The tower's new owner is proposing a $1 million restoration to return the arcade and other elements of the building to their historical prominence. Jeffrey Cohen, president of 477 Congress LLC, is working with an architect and contractors on a plan to create prime retail and office space in the arcade, while returning the building's facade to its original look.

Cohen and his team are still reviewing costs and won't be able to nail down the scope of the work until sometime next month. But Cohen seems eager to create what he calls a signature office building in Monument Square.

"This is what it was," he said recently, admiring a sketch of the arcade, circa 1928. "And if we can find a way to bring it back economically, that's what we will do."

The building at 477 Congress St. is perhaps best known for the 30-foot-long, 9-foot-high digital clock on its roof, a Portland landmark since it was installed in 1964. The sign, which registers the time and temperature and flashes messages, first came to life on what was then the Casco Bank building.

The clock became popular in the 1970s when Portland Savings Bank, the owner of the sign and the tower during that period, held summer contests in which residents were invited to guess when the sign would first register 90 degrees. Winners got $500.

But weather and time took a toll on the electronic sentry by the 1990s. It was replaced with a new model in 1999 by the real estate arm of Libra Foundation, which owned the building until selling it to Cohen this summer for $9.5 million.

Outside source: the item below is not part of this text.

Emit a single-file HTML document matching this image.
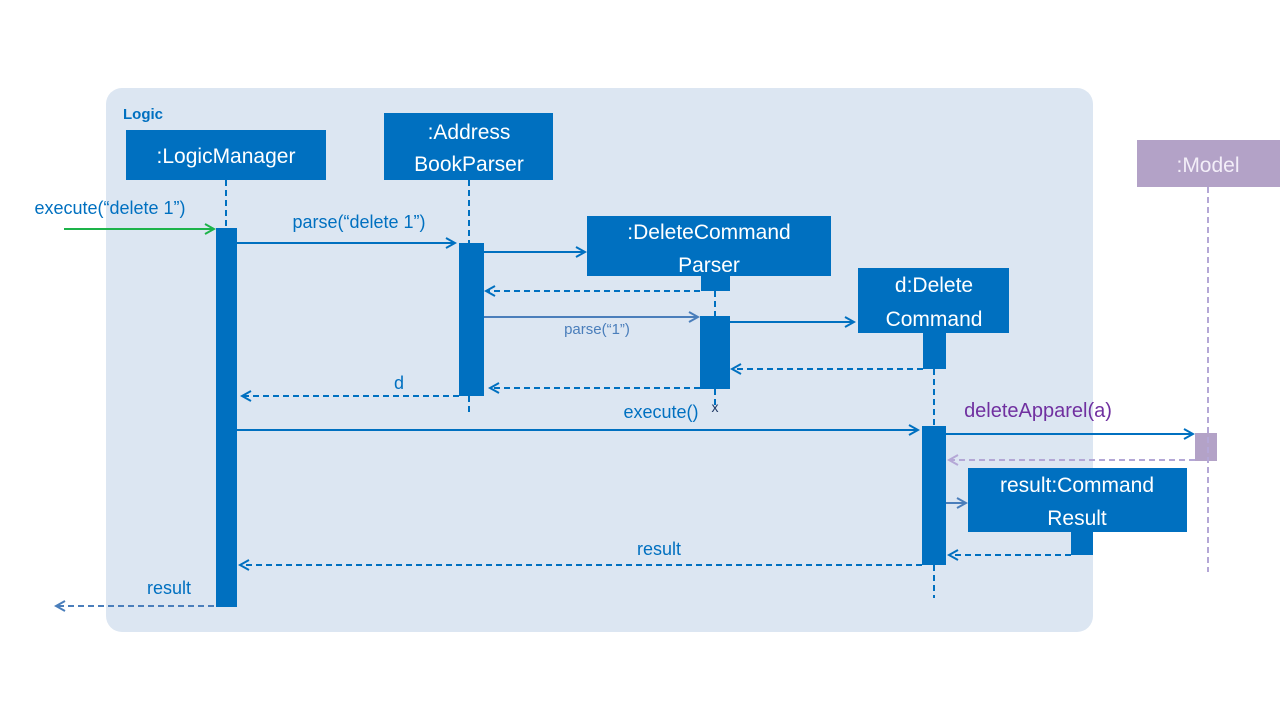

Cohen, a real estate developer in Washington, D.C., who splits his time now between Maine and Florida, took a special interest in the building when he learned it was for sale. Experienced in historic preservation, Cohen said he saw the potential to make a statement as a developer by restoring the building, and also make money by creating premium downtown office and retail space.

Although the building has been renovated, its age dictates lease rates in the $13- to $15-per-square-foot range, a couple of dollars below newer downtown office space. Cohen doesn't want to displace existing tenants, but figures he can get higher rents from newcomers in renovated offices that he envisions above the arcade. That space is largely vacant now, and leasing it will allow Cohen to pay for historic restoration.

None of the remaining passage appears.